**Given task:**
Repeat verbatim only the lines from the opening of the material below through the one that contains "ax.set_yticks([0, 100, 200, 300, 400])".

**Raw data:**
'''

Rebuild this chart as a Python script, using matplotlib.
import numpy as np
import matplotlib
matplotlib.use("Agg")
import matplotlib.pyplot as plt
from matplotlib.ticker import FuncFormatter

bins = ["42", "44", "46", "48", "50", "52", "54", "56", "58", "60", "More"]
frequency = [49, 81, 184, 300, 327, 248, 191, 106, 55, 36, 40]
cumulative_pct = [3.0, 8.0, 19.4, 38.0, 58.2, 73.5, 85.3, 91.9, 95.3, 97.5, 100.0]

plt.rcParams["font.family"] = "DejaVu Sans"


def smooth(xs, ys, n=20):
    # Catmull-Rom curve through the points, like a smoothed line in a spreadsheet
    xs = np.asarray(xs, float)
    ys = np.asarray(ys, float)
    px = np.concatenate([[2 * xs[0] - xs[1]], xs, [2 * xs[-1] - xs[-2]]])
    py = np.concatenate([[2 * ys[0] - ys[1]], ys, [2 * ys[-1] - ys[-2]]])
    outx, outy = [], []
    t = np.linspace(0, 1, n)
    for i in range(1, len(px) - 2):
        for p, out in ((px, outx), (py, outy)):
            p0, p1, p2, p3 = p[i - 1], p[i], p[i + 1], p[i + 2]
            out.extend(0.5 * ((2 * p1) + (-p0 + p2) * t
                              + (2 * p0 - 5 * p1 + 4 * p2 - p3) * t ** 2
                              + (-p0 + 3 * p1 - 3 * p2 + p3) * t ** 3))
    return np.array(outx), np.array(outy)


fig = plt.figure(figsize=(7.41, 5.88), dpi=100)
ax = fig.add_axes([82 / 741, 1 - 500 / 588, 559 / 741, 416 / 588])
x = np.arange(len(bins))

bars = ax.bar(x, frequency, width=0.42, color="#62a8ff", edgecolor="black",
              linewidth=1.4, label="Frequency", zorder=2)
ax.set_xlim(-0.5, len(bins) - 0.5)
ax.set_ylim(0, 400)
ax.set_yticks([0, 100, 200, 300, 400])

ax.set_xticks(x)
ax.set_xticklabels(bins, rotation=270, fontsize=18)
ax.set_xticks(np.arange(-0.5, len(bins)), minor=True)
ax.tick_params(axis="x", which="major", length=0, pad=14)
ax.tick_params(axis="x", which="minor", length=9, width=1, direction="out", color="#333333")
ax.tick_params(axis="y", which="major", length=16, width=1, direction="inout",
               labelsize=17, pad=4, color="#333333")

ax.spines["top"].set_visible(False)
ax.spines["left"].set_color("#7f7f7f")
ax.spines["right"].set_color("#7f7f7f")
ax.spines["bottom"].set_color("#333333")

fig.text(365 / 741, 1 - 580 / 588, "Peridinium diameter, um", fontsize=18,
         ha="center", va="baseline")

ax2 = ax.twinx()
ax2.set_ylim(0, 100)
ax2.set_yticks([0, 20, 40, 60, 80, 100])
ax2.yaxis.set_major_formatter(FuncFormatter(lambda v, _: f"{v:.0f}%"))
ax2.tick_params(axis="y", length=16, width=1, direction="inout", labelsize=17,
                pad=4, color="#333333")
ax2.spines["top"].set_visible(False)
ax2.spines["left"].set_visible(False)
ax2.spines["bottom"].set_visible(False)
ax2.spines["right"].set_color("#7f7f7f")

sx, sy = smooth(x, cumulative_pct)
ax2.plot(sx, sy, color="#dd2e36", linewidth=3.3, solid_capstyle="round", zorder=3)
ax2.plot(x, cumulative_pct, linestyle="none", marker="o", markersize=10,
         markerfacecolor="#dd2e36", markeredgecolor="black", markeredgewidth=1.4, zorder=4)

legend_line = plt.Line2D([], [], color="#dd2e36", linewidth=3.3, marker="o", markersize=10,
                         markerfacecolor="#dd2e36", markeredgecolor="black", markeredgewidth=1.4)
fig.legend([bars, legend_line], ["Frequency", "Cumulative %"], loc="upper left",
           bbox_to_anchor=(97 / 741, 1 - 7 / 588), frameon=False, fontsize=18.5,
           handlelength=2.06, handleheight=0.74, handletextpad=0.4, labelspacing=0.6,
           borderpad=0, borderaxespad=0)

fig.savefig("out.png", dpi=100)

'''

**Right answer:**
Rebuild this chart as a Python script, using matplotlib.
import numpy as np
import matplotlib
matplotlib.use("Agg")
import matplotlib.pyplot as plt
from matplotlib.ticker import FuncFormatter

bins = ["42", "44", "46", "48", "50", "52", "54", "56", "58", "60", "More"]
frequency = [49, 81, 184, 300, 327, 248, 191, 106, 55, 36, 40]
cumulative_pct = [3.0, 8.0, 19.4, 38.0, 58.2, 73.5, 85.3, 91.9, 95.3, 97.5, 100.0]

plt.rcParams["font.family"] = "DejaVu Sans"


def smooth(xs, ys, n=20):
    # Catmull-Rom curve through the points, like a smoothed line in a spreadsheet
    xs = np.asarray(xs, float)
    ys = np.asarray(ys, float)
    px = np.concatenate([[2 * xs[0] - xs[1]], xs, [2 * xs[-1] - xs[-2]]])
    py = np.concatenate([[2 * ys[0] - ys[1]], ys, [2 * ys[-1] - ys[-2]]])
    outx, outy = [], []
    t = np.linspace(0, 1, n)
    for i in range(1, len(px) - 2):
        for p, out in ((px, outx), (py, outy)):
            p0, p1, p2, p3 = p[i - 1], p[i], p[i + 1], p[i + 2]
            out.extend(0.5 * ((2 * p1) + (-p0 + p2) * t
                              + (2 * p0 - 5 * p1 + 4 * p2 - p3) * t ** 2
                              + (-p0 + 3 * p1 - 3 * p2 + p3) * t ** 3))
    return np.array(outx), np.array(outy)


fig = plt.figure(figsize=(7.41, 5.88), dpi=100)
ax = fig.add_axes([82 / 741, 1 - 500 / 588, 559 / 741, 416 / 588])
x = np.arange(len(bins))

bars = ax.bar(x, frequency, width=0.42, color="#62a8ff", edgecolor="black",
              linewidth=1.4, label="Frequency", zorder=2)
ax.set_xlim(-0.5, len(bins) - 0.5)
ax.set_ylim(0, 400)
ax.set_yticks([0, 100, 200, 300, 400])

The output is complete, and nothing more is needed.